Friday, 31 July 2015

Niagara (1953)

Marilyn Monroe is best known for light comedic roles such as The Seven Year Itch, which I reviewed previously.  She did however occasionally turn her hand to more dramatic roles, and Niagara is one such occasion.

Though filmed in lush colour - which captures the well-known falls in all their splendour - this is unmistakably a noir film.  Monroe fills the femme fatale role, playing the young, beautiful wife of an older, emotionally troubled husband.  Of course, at least part of his tumultuous mental state can be attributed to Marilyn herself, as her adherence to her marital vows is, shall we say, somewhat lacking.  He'd probably be even more troubled if he knew she and her lover were plotting to give him a fatal accident.

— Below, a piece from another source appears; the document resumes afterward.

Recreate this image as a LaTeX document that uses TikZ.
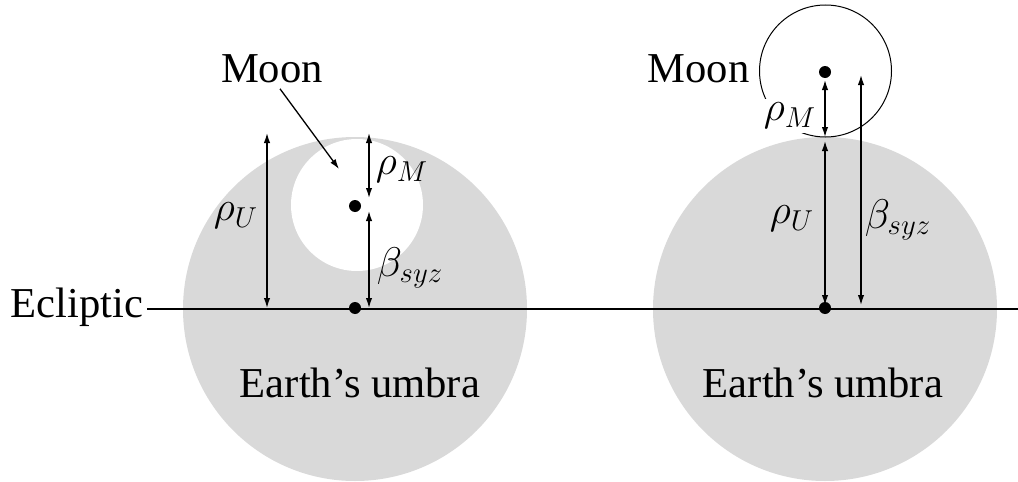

Stumbling into this deadly triangle is Polly Cutler, who has come to Niagara for a belated honeymoon with her husband.  Polly is the closest thing the film has to a point of view character: the movie was originally conceived around the role, but the focus shifted toward Monroe's character after she joined the film.  While this makes the film a very rare beast - not just a noir film built around a female character, but also a dramatic film where both leads are women - I do think it suffers a little for blurring things this way.  It's not just the audience who become spectators to events, but Polly herself, as she has little agency in the film.

That flaw aside, this is a sumptuously shot, visually rich movie which shows that - even if her acting skills were not yet fully developed - Monroe could be more than just a pretty face in light and fluffy comedies.

If you have an interest in noir films, this is worth your time.